Personal Stories: Debbie Bruce


Hi, my name is Debbie and I am an aortic dissection survivor.

Where does my story begin? I met the man of my dreams (Bill) and got married for the very first time on May 6, 2000. I was 38 years old. We knew that we wanted to have children, and with my age, we thought we had better start trying as soon as possible. Well, we got pregnant after two months of trying. We couldn't believe it! I could not have been any happier. I was diagnosed before my pregnancy with high blood pressure so I was taking Aldomet for that but everything else was moving along great. We found out that our baby was a little girl and we even had her name picked out "Amber Lee Bruce".

It was Saturday, May 26, 2001, Memorial Day weekend, a weekend that will always hold many memories for my family and for me. My husband had been asked by a buddy to go fishing that early morning. They started out and it was raining so hard they postponed it until later in the morning. After all, I was only 33 weeks pregnant. If Bill was going fishing, now was the time to go. On that afternoon I noticed I was very out of breath, but I thought the baby had moved into my ribs or something.

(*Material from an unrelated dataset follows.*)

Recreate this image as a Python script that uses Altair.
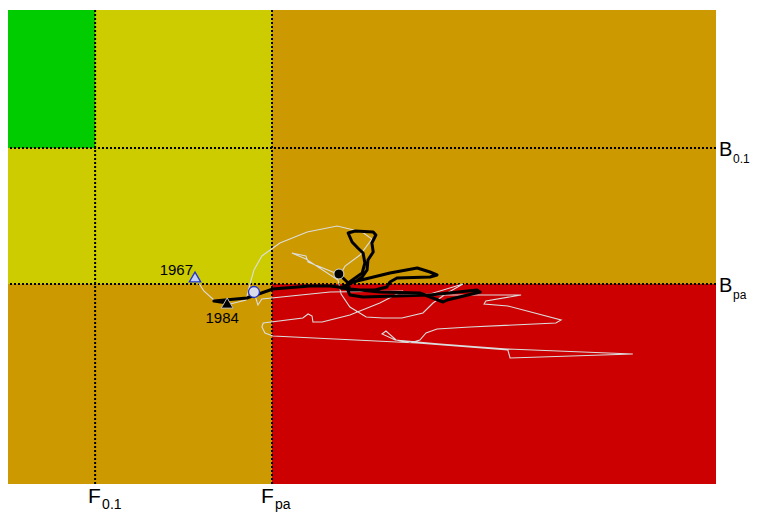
import altair as alt
import pandas as pd

# Reference points (F = fishing mortality, B = spawning stock biomass, kt)
F_MAX = 1.609
B_MAX = 474
F01 = 0.198
FPA = 0.6
B01 = 336
BPA = 200

# Long series (thin light line), starting 1967
white_f = [0.425, 0.445, 0.468, 0.505, 0.541, 0.550, 0.559, 0.577, 0.618, 0.680,
           0.748, 0.805, 0.827, 0.800, 0.766, 0.755, 0.682, 0.677, 0.645, 0.677,
           0.750, 0.757, 0.777, 0.814, 0.852, 0.895, 0.943, 0.966, 0.998, 1.034,
           0.959, 0.845, 0.943, 1.166, 1.086, 1.082, 1.136, 1.257, 1.245, 1.050,
           0.975, 0.950, 0.936, 0.914, 0.882, 0.859, 0.850, 0.880, 0.982, 1.134,
           1.420, 1.141, 1.136, 0.930, 0.602, 0.584, 0.577, 0.580, 0.670, 0.682,
           0.691, 0.693, 0.714, 0.777, 0.845, 0.898, 0.732, 0.577, 0.568, 0.559]
white_b = [207, 193, 184, 180, 184, 200, 214, 228, 241, 252,
           258, 252, 245, 229, 218, 209, 222, 228, 231, 225,
           204, 190, 177, 167, 166, 166, 171, 181, 191, 200,
           190, 188, 189, 189, 183, 180, 178, 164, 161, 157,
           155, 151, 144, 141, 144, 153, 150, 144, 140, 135,
           130, 126, 134, 141, 148, 151, 157, 161, 166, 170,
           168, 162, 162, 169, 181, 193, 192, 185, 179, 192]

# Short series (thick black line), starting 1984
black_f = [0.498, 0.468, 0.543, 0.602, 0.686, 0.732, 0.770, 0.777, 0.807, 0.959,
           1.066, 1.073, 1.045, 0.998, 0.989, 0.936, 0.845, 0.755, 0.784, 0.868,
           0.930, 0.959, 0.975, 0.959, 0.884, 0.868, 0.861, 0.834, 0.777, 0.773,
           0.805, 0.811, 0.807, 0.795, 0.782, 0.773, 0.789, 0.830, 0.836, 0.827,
           0.830, 0.818, 0.816, 0.805, 0.789, 0.773, 0.752]
black_b = [181, 183, 186, 195, 198, 198, 196, 189, 187, 189,
           194, 192, 189, 184, 182, 191, 192, 196, 202, 211,
           216, 212, 209, 207, 206, 202, 197, 194, 194, 201,
           211, 221, 231, 236, 242, 251, 253, 252, 249, 241,
           232, 224, 214, 207, 202, 201, 210]

zone_colors = ["#cc9900", "#cccc00", "#00cc00", "#cc0000"]

W, H = 708, 474
xs = alt.Scale(domain=[0, F_MAX], nice=False, zero=False)
ys = alt.Scale(domain=[0, B_MAX], nice=False, zero=False)

zones = pd.DataFrame({
    "f1": [0, 0, 0, FPA], "f2": [F_MAX, FPA, F01, F_MAX],
    "b1": [0, BPA, B01, 0], "b2": [B_MAX, B_MAX, B_MAX, BPA],
    "color": zone_colors,
})
rects = alt.Chart(zones).mark_rect().encode(
    x=alt.X("f1:Q", scale=xs, axis=None), x2="f2:Q",
    y=alt.Y("b1:Q", scale=ys, axis=None), y2="b2:Q",
    color=alt.Color("color:N", scale=None),
)

vl = alt.Chart(pd.DataFrame({"f": [F01, FPA]})).mark_rule(
    color="black", strokeWidth=2, strokeDash=[2, 2]
).encode(x=alt.X("f:Q", scale=xs))
hl = alt.Chart(pd.DataFrame({"b": [B01, BPA]})).mark_rule(
    color="black", strokeWidth=2, strokeDash=[2, 2]
).encode(y=alt.Y("b:Q", scale=ys))

wdf = pd.DataFrame({"i": range(len(white_f)), "f": white_f, "b": white_b})
bdf = pd.DataFrame({"i": range(len(black_f)), "f": black_f, "b": black_b})

wline = alt.Chart(wdf).mark_line(color="#dddddd", strokeWidth=1.1).encode(
    x=alt.X("f:Q", scale=xs), y=alt.Y("b:Q", scale=ys), order="i:Q")
bline = alt.Chart(bdf).mark_line(color="black", strokeWidth=3, strokeJoin="round",
                                 strokeCap="round").encode(
    x=alt.X("f:Q", scale=xs), y=alt.Y("b:Q", scale=ys), order="i:Q")


def pt(f, b):
    return pd.DataFrame({"f": [f], "b": [b]})


w_start = alt.Chart(pt(white_f[0], white_b[0])).mark_point(
    shape="triangle-up", filled=True, fill="#c4d0f4", stroke="#2233cc",
    strokeWidth=1.3, size=130, opacity=1).encode(
    x=alt.X("f:Q", scale=xs), y=alt.Y("b:Q", scale=ys))
w_end = alt.Chart(pt(white_f[-1], white_b[-1])).mark_point(
    shape="circle", filled=True, fill="#d9dbe8", stroke="#2233cc",
    strokeWidth=1.3, size=120, opacity=1).encode(
    x=alt.X("f:Q", scale=xs), y=alt.Y("b:Q", scale=ys))
b_start = alt.Chart(pt(black_f[0], black_b[0])).mark_point(
    shape="triangle-up", filled=True, fill="black", stroke="#bbbbbb",
    strokeWidth=1, size=140, opacity=1).encode(
    x=alt.X("f:Q", scale=xs), y=alt.Y("b:Q", scale=ys))
b_end = alt.Chart(pt(black_f[-1], black_b[-1])).mark_point(
    shape="circle", filled=True, fill="black", stroke="#dddddd",
    strokeWidth=1, size=100, opacity=1).encode(
    x=alt.X("f:Q", scale=xs), y=alt.Y("b:Q", scale=ys))

FONT = "Liberation Sans"
lbl1967 = alt.Chart(pt(white_f[0], white_b[0])).mark_text(
    text="1967", align="right", baseline="alphabetic", dx=-2, dy=-2,
    fontSize=15, font=FONT, color="black").encode(
    x=alt.X("f:Q", scale=xs), y=alt.Y("b:Q", scale=ys))
lbl1984 = alt.Chart(pt(black_f[0], black_b[0])).mark_text(
    text="1984", align="center", baseline="alphabetic", dx=-5, dy=20,
    fontSize=15, font=FONT, color="black").encode(
    x=alt.X("f:Q", scale=xs), y=alt.Y("b:Q", scale=ys))


def flabel(f, sub, dxmain, dxsub):
    main = alt.Chart(pt(f, 0)).mark_text(
        text="F", align="left", baseline="alphabetic", dx=dxmain, dy=19,
        fontSize=21, font=FONT, color="black").encode(
        x=alt.X("f:Q", scale=xs), y=alt.Y("b:Q", scale=ys))
    s = alt.Chart(pt(f, 0)).mark_text(
        text=sub, align="left", baseline="alphabetic", dx=dxsub, dy=25,
        fontSize=14, font=FONT, color="black").encode(
        x=alt.X("f:Q", scale=xs), y=alt.Y("b:Q", scale=ys))
    return main + s


def blabel(b, sub):
    main = alt.Chart(pt(F_MAX, b)).mark_text(
        text="B", align="left", baseline="middle", dx=3, dy=2,
        fontSize=20, font=FONT, color="black").encode(
        x=alt.X("f:Q", scale=xs), y=alt.Y("b:Q", scale=ys))
    s = alt.Chart(pt(F_MAX, b)).mark_text(
        text=sub, align="left", baseline="alphabetic", dx=17, dy=15,
        fontSize=12, font=FONT, color="black").encode(
        x=alt.X("f:Q", scale=xs), y=alt.Y("b:Q", scale=ys))
    return main + s


chart = alt.layer(
    rects, vl, hl, wline, bline, w_start, w_end, b_start, b_end,
    lbl1967, lbl1984,
    flabel(F01, "0.1", -7, 7), flabel(FPA, "pa", -11, 3),
    blabel(B01, "0.1"), blabel(BPA, "pa"),
).properties(
    width=W, height=H,
    autosize=alt.AutoSizeParams(type="none"),
    padding={"left": 0, "top": 2, "right": 34, "bottom": 30},
    background="white",
).configure_view(stroke=None)

chart.save("out.html", embed_options={"renderer": "svg", "actions": False})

I remember my sister asking me if I was okay. Of course I was, just a little sleepy and out of breath. Around 3:30 PM, I called my mother to see how they were and she said she had the grandkids there and I decided to go over for a visit. The whole time thinking maybe I'll get a free dinner out of this visit. I left my house noticed the van needed gas but decided to go to my parents first and get gas on the way back home. When I got to my parents', I headed straight for the bathroom. When I returned to the kitchen, Mom had fixed my a glass of lemonade for me. I took one swallow and thought, "Wow, that one got me in my chest". I felt like I had instant indigestion. So I took another swallow, and wham! My jaw line was on fire. I could not open my mouth. I made to the couch and passed out. She called the rescue squad and they took me to the nearest hospital.

When I arrived there, the doctor wasn't sure what was going on with my heart but he felt sure my baby would have to be delivered soon. They rushed me to another hospital over an hour away. When I left the first hospital, I still had not spoken to my husband. We made it to the second hospital in less than an hour. My neighbor had been contacted and told to be on the lookout for Bill and when he arrived home, he found out that I was been sent to Richmond. I believe he was there when I arrived. I can't remember everything too well. I was diagnosed with an ascending aortic dissection. An operation had to be done now. My baby would be delivered first and then they would operate on my aorta.

The doctors were not sure if I would survive or my baby or either of us. I can only imagine what Bill was feeling and the rest of my family. I felt completely calm while waiting to go into the operating room. My sister commenting that everyone was a mess, except for me. Of course, she told me this later. Someone said that the angels were hold me during this time. To be so close to dying, I really didn't feel that much pain.

Boy, I felt the pain afterwards. As I sat in the SICU, I wondered about my baby. I could no longer feel her movements. My husband assured me she was fine and beautiful but I wondered if he just telling me that. He brought pictures and even bought a camcorder to show me. She was five days old before I got to see her and hold her. I asked my OB doctor if I could have more children and his response was, "Debbie, if you have any more children both Dr. Reynolds and I will have a heart attack".

So I can't have any more but I'm so very glad I have her. She is beautiful, smart, healthy and has so much energy. Much more than I can keep up with. I have often said I don't know if she is aging me or making me younger. Younger, I believe. My husband and I have gone through so much in our first few years together. I really had a rough time adjusting not only to a baby but a preemie and trying to heal myself. My husband was there for me the whole time. Helping out all the time. As Amber got older and I was better, he no longer could handle the poopy diapers. But you know what? He did so much for me that didn't bother me at all. He was and is wonderful. I am so thankful for my little family! Memorial Day weekend has a different meaning for our family because it holds memories for us that changed our lives forever.